• THE EXERCISE: Without the pictures, set down every line of the data exactly.

• DATA SEGMENT:
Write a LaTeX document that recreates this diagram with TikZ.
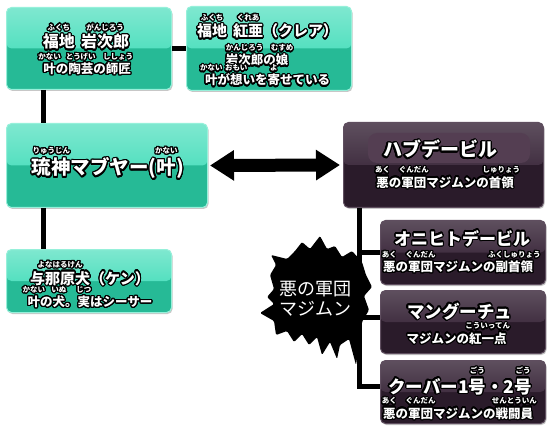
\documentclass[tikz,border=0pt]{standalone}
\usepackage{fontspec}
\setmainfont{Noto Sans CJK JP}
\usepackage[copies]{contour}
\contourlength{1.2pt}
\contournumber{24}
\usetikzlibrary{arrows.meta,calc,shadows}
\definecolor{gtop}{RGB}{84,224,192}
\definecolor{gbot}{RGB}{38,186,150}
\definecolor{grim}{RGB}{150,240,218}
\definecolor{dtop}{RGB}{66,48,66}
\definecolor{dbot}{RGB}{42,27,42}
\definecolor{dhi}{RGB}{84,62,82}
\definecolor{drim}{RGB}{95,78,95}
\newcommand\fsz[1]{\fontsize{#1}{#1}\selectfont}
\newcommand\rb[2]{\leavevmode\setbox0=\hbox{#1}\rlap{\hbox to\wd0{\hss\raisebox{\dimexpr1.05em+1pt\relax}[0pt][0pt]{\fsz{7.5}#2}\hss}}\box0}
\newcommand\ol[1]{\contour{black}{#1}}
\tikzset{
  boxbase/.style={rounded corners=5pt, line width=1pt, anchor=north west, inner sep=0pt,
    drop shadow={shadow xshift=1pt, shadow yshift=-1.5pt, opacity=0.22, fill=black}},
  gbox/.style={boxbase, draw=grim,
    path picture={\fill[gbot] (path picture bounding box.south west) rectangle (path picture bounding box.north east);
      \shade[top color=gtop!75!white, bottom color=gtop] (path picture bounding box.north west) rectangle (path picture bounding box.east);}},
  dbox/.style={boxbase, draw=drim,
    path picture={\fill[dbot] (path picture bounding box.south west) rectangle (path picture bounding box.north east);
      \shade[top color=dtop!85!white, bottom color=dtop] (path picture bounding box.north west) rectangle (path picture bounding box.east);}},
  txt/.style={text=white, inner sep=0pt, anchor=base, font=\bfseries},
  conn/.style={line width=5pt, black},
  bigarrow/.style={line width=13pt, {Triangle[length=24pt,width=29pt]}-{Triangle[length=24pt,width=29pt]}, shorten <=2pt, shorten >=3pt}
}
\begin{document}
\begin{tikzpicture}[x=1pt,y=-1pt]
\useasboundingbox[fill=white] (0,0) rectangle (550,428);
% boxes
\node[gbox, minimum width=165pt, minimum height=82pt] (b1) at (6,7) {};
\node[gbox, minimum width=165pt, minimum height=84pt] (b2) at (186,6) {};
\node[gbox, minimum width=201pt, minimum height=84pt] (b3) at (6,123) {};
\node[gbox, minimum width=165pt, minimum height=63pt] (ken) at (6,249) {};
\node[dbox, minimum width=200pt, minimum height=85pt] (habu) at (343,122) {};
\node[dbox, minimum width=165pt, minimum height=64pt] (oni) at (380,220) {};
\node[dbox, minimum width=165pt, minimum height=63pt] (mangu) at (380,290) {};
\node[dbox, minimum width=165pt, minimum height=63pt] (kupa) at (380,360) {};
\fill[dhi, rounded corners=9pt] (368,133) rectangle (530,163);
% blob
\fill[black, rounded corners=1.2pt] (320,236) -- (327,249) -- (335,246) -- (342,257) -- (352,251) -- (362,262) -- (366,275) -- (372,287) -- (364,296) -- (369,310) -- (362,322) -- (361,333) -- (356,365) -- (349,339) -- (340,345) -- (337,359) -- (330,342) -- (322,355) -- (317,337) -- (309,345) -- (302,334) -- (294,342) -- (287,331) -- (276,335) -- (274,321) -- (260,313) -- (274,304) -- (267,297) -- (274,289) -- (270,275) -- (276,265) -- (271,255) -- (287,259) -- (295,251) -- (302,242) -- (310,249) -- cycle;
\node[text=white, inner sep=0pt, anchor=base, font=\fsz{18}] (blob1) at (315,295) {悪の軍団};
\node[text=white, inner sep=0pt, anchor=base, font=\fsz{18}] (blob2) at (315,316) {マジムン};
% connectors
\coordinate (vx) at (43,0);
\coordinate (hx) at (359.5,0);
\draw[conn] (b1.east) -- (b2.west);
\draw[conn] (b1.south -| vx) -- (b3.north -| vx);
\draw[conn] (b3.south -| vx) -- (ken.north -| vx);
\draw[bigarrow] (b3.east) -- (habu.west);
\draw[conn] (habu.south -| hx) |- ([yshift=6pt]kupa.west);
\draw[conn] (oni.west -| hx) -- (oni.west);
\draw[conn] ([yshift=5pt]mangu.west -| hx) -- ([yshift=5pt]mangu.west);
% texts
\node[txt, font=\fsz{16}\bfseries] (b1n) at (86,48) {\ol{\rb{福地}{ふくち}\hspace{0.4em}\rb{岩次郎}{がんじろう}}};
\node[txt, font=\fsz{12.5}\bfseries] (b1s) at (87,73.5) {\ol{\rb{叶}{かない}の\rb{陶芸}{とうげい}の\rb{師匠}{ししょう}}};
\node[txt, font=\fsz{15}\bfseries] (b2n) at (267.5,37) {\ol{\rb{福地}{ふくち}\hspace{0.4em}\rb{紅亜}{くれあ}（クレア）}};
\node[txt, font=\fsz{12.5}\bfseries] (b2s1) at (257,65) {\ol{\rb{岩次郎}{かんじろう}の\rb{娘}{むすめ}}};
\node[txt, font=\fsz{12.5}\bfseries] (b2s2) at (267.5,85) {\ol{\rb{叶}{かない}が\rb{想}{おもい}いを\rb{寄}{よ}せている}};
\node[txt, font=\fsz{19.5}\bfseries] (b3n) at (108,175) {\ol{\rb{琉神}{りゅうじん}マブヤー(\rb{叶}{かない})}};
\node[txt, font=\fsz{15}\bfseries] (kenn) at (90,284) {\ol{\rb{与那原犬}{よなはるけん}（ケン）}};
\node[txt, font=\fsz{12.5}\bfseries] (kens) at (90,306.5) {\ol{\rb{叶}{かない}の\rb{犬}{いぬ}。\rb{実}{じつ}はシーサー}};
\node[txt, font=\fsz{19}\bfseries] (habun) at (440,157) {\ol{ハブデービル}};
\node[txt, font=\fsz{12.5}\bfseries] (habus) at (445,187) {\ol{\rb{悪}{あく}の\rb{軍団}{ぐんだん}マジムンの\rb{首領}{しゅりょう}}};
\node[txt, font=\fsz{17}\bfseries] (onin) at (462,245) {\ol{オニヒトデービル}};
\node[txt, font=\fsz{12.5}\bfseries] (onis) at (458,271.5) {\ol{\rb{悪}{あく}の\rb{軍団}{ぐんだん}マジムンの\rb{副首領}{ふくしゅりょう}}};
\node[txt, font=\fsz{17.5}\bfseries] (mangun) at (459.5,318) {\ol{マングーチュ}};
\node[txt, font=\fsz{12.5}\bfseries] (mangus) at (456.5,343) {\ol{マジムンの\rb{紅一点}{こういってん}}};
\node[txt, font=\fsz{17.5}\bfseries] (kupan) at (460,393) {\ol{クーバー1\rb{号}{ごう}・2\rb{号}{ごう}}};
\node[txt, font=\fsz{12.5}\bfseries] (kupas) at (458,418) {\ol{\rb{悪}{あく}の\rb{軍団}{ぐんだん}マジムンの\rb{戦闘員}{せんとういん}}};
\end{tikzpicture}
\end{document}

• ANSWER BELOW:
Write a LaTeX document that recreates this diagram with TikZ.
\documentclass[tikz,border=0pt]{standalone}
\usepackage{fontspec}
\setmainfont{Noto Sans CJK JP}
\usepackage[copies]{contour}
\contourlength{1.2pt}
\contournumber{24}
\usetikzlibrary{arrows.meta,calc,shadows}
\definecolor{gtop}{RGB}{84,224,192}
\definecolor{gbot}{RGB}{38,186,150}
\definecolor{grim}{RGB}{150,240,218}
\definecolor{dtop}{RGB}{66,48,66}
\definecolor{dbot}{RGB}{42,27,42}
\definecolor{dhi}{RGB}{84,62,82}
\definecolor{drim}{RGB}{95,78,95}
\newcommand\fsz[1]{\fontsize{#1}{#1}\selectfont}
\newcommand\rb[2]{\leavevmode\setbox0=\hbox{#1}\rlap{\hbox to\wd0{\hss\raisebox{\dimexpr1.05em+1pt\relax}[0pt][0pt]{\fsz{7.5}#2}\hss}}\box0}
\newcommand\ol[1]{\contour{black}{#1}}
\tikzset{
  boxbase/.style={rounded corners=5pt, line width=1pt, anchor=north west, inner sep=0pt,
    drop shadow={shadow xshift=1pt, shadow yshift=-1.5pt, opacity=0.22, fill=black}},
  gbox/.style={boxbase, draw=grim,
    path picture={\fill[gbot] (path picture bounding box.south west) rectangle (path picture bounding box.north east);
      \shade[top color=gtop!75!white, bottom color=gtop] (path picture bounding box.north west) rectangle (path picture bounding box.east);}},
  dbox/.style={boxbase, draw=drim,
    path picture={\fill[dbot] (path picture bounding box.south west) rectangle (path picture bounding box.north east);
      \shade[top color=dtop!85!white, bottom color=dtop] (path picture bounding box.north west) rectangle (path picture bounding box.east);}},
  txt/.style={text=white, inner sep=0pt, anchor=base, font=\bfseries},
  conn/.style={line width=5pt, black},
  bigarrow/.style={line width=13pt, {Triangle[length=24pt,width=29pt]}-{Triangle[length=24pt,width=29pt]}, shorten <=2pt, shorten >=3pt}
}
\begin{document}
\begin{tikzpicture}[x=1pt,y=-1pt]
\useasboundingbox[fill=white] (0,0) rectangle (550,428);
% boxes
\node[gbox, minimum width=165pt, minimum height=82pt] (b1) at (6,7) {};
\node[gbox, minimum width=165pt, minimum height=84pt] (b2) at (186,6) {};
\node[gbox, minimum width=201pt, minimum height=84pt] (b3) at (6,123) {};
\node[gbox, minimum width=165pt, minimum height=63pt] (ken) at (6,249) {};
\node[dbox, minimum width=200pt, minimum height=85pt] (habu) at (343,122) {};
\node[dbox, minimum width=165pt, minimum height=64pt] (oni) at (380,220) {};
\node[dbox, minimum width=165pt, minimum height=63pt] (mangu) at (380,290) {};
\node[dbox, minimum width=165pt, minimum height=63pt] (kupa) at (380,360) {};
\fill[dhi, rounded corners=9pt] (368,133) rectangle (530,163);
% blob
\fill[black, rounded corners=1.2pt] (320,236) -- (327,249) -- (335,246) -- (342,257) -- (352,251) -- (362,262) -- (366,275) -- (372,287) -- (364,296) -- (369,310) -- (362,322) -- (361,333) -- (356,365) -- (349,339) -- (340,345) -- (337,359) -- (330,342) -- (322,355) -- (317,337) -- (309,345) -- (302,334) -- (294,342) -- (287,331) -- (276,335) -- (274,321) -- (260,313) -- (274,304) -- (267,297) -- (274,289) -- (270,275) -- (276,265) -- (271,255) -- (287,259) -- (295,251) -- (302,242) -- (310,249) -- cycle;
\node[text=white, inner sep=0pt, anchor=base, font=\fsz{18}] (blob1) at (315,295) {悪の軍団};
\node[text=white, inner sep=0pt, anchor=base, font=\fsz{18}] (blob2) at (315,316) {マジムン};
% connectors
\coordinate (vx) at (43,0);
\coordinate (hx) at (359.5,0);
\draw[conn] (b1.east) -- (b2.west);
\draw[conn] (b1.south -| vx) -- (b3.north -| vx);
\draw[conn] (b3.south -| vx) -- (ken.north -| vx);
\draw[bigarrow] (b3.east) -- (habu.west);
\draw[conn] (habu.south -| hx) |- ([yshift=6pt]kupa.west);
\draw[conn] (oni.west -| hx) -- (oni.west);
\draw[conn] ([yshift=5pt]mangu.west -| hx) -- ([yshift=5pt]mangu.west);
% texts
\node[txt, font=\fsz{16}\bfseries] (b1n) at (86,48) {\ol{\rb{福地}{ふくち}\hspace{0.4em}\rb{岩次郎}{がんじろう}}};
\node[txt, font=\fsz{12.5}\bfseries] (b1s) at (87,73.5) {\ol{\rb{叶}{かない}の\rb{陶芸}{とうげい}の\rb{師匠}{ししょう}}};
\node[txt, font=\fsz{15}\bfseries] (b2n) at (267.5,37) {\ol{\rb{福地}{ふくち}\hspace{0.4em}\rb{紅亜}{くれあ}（クレア）}};
\node[txt, font=\fsz{12.5}\bfseries] (b2s1) at (257,65) {\ol{\rb{岩次郎}{かんじろう}の\rb{娘}{むすめ}}};
\node[txt, font=\fsz{12.5}\bfseries] (b2s2) at (267.5,85) {\ol{\rb{叶}{かない}が\rb{想}{おもい}いを\rb{寄}{よ}せている}};
\node[txt, font=\fsz{19.5}\bfseries] (b3n) at (108,175) {\ol{\rb{琉神}{りゅうじん}マブヤー(\rb{叶}{かない})}};
\node[txt, font=\fsz{15}\bfseries] (kenn) at (90,284) {\ol{\rb{与那原犬}{よなはるけん}（ケン）}};
\node[txt, font=\fsz{12.5}\bfseries] (kens) at (90,306.5) {\ol{\rb{叶}{かない}の\rb{犬}{いぬ}。\rb{実}{じつ}はシーサー}};
\node[txt, font=\fsz{19}\bfseries] (habun) at (440,157) {\ol{ハブデービル}};
\node[txt, font=\fsz{12.5}\bfseries] (habus) at (445,187) {\ol{\rb{悪}{あく}の\rb{軍団}{ぐんだん}マジムンの\rb{首領}{しゅりょう}}};
\node[txt, font=\fsz{17}\bfseries] (onin) at (462,245) {\ol{オニヒトデービル}};
\node[txt, font=\fsz{12.5}\bfseries] (onis) at (458,271.5) {\ol{\rb{悪}{あく}の\rb{軍団}{ぐんだん}マジムンの\rb{副首領}{ふくしゅりょう}}};
\node[txt, font=\fsz{17.5}\bfseries] (mangun) at (459.5,318) {\ol{マングーチュ}};
\node[txt, font=\fsz{12.5}\bfseries] (mangus) at (456.5,343) {\ol{マジムンの\rb{紅一点}{こういってん}}};
\node[txt, font=\fsz{17.5}\bfseries] (kupan) at (460,393) {\ol{クーバー1\rb{号}{ごう}・2\rb{号}{ごう}}};
\node[txt, font=\fsz{12.5}\bfseries] (kupas) at (458,418) {\ol{\rb{悪}{あく}の\rb{軍団}{ぐんだん}マジムンの\rb{戦闘員}{せんとういん}}};
\end{tikzpicture}
\end{document}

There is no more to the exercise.